» **DIRECTIONS**: Leave the pictures out and quote every line from the start of the listing to the line with "1.00, 1.00, 1.00, 1.00, 1.00, 1.00, 1.00, 1.00];", inclusive.

» **RECORDED INFORMATION**:
============================================================

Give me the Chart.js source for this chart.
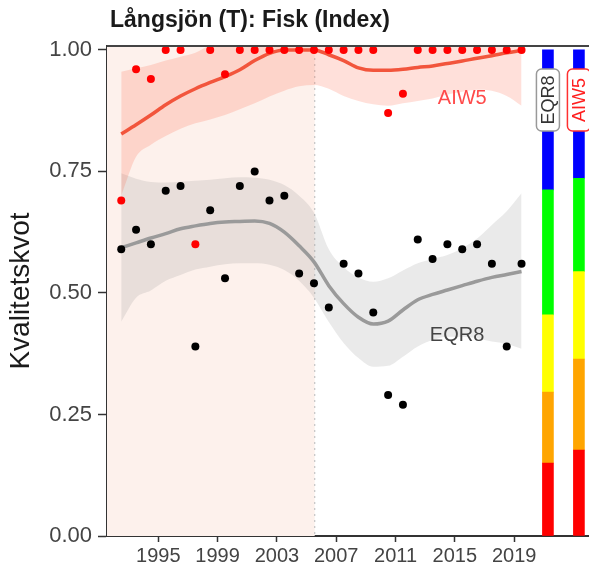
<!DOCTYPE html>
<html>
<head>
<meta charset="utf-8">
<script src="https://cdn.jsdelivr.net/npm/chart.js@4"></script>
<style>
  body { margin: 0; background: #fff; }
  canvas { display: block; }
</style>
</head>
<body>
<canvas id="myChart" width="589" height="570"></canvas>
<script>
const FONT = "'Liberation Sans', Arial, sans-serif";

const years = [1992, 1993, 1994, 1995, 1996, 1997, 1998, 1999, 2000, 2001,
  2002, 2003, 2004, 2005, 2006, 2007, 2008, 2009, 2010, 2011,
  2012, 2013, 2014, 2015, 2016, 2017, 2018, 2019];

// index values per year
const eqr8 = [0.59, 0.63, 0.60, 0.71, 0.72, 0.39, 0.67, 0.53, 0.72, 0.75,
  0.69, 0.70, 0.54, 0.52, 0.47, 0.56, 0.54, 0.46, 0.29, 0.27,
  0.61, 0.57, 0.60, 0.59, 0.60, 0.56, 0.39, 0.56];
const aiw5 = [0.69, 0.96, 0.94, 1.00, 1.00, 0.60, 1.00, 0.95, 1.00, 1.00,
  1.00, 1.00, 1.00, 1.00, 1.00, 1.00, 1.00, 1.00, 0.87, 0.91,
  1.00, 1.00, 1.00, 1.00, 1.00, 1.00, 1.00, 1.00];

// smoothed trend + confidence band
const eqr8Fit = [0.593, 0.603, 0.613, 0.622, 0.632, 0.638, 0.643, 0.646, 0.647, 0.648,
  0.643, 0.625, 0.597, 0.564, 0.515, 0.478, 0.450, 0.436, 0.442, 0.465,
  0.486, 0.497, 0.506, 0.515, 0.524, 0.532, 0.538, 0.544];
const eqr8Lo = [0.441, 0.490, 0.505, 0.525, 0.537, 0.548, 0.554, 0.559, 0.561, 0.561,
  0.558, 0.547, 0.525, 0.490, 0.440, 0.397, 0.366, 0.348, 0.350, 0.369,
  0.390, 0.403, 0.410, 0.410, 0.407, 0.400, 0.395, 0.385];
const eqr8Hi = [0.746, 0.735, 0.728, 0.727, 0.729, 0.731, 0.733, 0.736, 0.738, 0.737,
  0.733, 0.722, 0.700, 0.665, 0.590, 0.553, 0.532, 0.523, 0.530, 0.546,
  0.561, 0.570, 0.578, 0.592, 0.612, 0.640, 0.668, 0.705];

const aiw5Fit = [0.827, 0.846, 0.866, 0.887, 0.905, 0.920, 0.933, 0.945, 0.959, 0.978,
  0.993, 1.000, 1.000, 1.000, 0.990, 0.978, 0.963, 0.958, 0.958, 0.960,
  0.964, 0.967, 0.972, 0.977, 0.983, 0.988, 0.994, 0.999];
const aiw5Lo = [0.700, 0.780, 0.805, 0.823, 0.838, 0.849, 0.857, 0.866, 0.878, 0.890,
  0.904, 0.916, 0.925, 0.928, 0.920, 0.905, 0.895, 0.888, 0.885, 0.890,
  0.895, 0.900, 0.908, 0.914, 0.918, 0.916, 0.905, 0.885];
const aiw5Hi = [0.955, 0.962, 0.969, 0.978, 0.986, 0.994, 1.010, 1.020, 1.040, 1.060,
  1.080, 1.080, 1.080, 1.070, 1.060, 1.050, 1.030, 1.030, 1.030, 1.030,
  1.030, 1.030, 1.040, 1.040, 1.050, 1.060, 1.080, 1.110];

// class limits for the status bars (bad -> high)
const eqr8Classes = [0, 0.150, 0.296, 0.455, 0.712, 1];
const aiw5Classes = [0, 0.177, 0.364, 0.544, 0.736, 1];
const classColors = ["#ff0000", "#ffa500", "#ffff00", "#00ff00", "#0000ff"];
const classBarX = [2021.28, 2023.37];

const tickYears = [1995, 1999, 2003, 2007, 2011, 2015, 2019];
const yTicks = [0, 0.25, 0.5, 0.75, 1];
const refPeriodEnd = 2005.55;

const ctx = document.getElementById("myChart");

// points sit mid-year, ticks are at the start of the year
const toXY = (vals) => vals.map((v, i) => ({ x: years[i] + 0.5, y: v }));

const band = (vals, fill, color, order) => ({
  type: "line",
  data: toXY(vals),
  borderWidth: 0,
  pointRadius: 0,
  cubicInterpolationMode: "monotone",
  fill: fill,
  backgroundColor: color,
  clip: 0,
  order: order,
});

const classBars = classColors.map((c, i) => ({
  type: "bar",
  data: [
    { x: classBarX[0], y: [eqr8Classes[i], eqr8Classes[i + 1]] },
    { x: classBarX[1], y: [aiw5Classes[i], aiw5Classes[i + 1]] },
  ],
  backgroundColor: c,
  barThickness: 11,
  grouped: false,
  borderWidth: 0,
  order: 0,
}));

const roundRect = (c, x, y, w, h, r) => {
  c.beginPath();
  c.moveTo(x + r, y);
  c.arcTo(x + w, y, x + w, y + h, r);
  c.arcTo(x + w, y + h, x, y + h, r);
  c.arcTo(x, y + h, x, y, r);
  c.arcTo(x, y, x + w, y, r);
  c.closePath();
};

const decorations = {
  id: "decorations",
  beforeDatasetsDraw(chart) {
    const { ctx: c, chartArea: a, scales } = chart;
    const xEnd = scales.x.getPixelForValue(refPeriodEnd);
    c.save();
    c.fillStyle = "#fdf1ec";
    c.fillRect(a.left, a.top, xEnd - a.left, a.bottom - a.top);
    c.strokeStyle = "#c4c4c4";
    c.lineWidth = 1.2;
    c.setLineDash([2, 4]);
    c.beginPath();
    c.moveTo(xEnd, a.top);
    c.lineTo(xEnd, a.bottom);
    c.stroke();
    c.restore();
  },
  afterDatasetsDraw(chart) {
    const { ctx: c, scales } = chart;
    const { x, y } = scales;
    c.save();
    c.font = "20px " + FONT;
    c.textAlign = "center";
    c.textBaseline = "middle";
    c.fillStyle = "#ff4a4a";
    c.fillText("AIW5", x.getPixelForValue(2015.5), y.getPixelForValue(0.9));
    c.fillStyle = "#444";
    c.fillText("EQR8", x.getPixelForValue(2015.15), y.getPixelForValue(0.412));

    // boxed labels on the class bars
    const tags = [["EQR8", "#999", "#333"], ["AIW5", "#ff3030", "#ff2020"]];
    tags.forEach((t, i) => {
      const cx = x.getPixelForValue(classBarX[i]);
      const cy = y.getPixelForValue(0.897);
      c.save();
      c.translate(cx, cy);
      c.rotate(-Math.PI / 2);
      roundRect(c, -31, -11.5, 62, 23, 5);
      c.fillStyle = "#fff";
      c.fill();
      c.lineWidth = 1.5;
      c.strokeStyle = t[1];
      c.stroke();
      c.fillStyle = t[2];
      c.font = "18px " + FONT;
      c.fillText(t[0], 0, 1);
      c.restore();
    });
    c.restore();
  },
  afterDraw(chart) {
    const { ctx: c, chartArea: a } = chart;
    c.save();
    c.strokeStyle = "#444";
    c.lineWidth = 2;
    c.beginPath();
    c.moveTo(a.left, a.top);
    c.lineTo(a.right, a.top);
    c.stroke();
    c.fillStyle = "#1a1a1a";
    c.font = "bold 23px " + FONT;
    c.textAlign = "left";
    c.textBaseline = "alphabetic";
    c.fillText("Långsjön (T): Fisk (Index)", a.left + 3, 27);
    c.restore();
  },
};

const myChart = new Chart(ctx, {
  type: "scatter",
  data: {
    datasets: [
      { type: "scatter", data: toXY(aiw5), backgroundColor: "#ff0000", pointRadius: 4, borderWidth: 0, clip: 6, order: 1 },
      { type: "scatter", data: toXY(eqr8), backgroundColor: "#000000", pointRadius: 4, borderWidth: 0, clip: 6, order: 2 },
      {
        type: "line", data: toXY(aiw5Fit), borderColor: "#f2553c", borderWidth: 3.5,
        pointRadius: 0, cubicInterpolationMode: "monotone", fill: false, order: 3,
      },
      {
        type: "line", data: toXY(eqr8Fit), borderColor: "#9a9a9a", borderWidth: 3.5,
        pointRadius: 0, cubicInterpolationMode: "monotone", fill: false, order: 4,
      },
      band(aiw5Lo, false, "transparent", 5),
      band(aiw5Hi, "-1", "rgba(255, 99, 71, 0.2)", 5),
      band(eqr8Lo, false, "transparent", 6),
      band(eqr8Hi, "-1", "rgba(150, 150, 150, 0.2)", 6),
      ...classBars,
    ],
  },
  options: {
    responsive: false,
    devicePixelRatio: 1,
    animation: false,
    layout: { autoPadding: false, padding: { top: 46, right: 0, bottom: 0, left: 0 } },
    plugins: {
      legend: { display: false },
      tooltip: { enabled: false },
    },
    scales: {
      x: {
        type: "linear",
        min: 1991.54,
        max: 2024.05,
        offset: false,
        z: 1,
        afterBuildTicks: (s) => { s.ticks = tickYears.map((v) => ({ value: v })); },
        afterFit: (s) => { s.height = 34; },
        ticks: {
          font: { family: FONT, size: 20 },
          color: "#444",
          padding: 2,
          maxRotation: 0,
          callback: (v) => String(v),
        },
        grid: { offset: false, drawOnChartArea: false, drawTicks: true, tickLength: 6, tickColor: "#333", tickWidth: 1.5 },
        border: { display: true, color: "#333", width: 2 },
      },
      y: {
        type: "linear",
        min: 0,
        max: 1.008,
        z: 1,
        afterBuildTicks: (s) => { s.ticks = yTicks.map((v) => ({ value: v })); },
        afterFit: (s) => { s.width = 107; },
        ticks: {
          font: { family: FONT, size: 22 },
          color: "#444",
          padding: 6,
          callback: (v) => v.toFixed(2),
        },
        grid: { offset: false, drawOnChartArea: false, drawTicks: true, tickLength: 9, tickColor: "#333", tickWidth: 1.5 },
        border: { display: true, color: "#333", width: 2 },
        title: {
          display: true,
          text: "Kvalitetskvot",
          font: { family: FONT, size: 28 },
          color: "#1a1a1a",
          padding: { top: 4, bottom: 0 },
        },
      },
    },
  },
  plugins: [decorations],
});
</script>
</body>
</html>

============================================================

» **FINAL ANSWER**:
Give me the Chart.js source for this chart.
<!DOCTYPE html>
<html>
<head>
<meta charset="utf-8">
<script src="https://cdn.jsdelivr.net/npm/chart.js@4"></script>
<style>
  body { margin: 0; background: #fff; }
  canvas { display: block; }
</style>
</head>
<body>
<canvas id="myChart" width="589" height="570"></canvas>
<script>
const FONT = "'Liberation Sans', Arial, sans-serif";

const years = [1992, 1993, 1994, 1995, 1996, 1997, 1998, 1999, 2000, 2001,
  2002, 2003, 2004, 2005, 2006, 2007, 2008, 2009, 2010, 2011,
  2012, 2013, 2014, 2015, 2016, 2017, 2018, 2019];

// index values per year
const eqr8 = [0.59, 0.63, 0.60, 0.71, 0.72, 0.39, 0.67, 0.53, 0.72, 0.75,
  0.69, 0.70, 0.54, 0.52, 0.47, 0.56, 0.54, 0.46, 0.29, 0.27,
  0.61, 0.57, 0.60, 0.59, 0.60, 0.56, 0.39, 0.56];
const aiw5 = [0.69, 0.96, 0.94, 1.00, 1.00, 0.60, 1.00, 0.95, 1.00, 1.00,
  1.00, 1.00, 1.00, 1.00, 1.00, 1.00, 1.00, 1.00, 0.87, 0.91,
  1.00, 1.00, 1.00, 1.00, 1.00, 1.00, 1.00, 1.00];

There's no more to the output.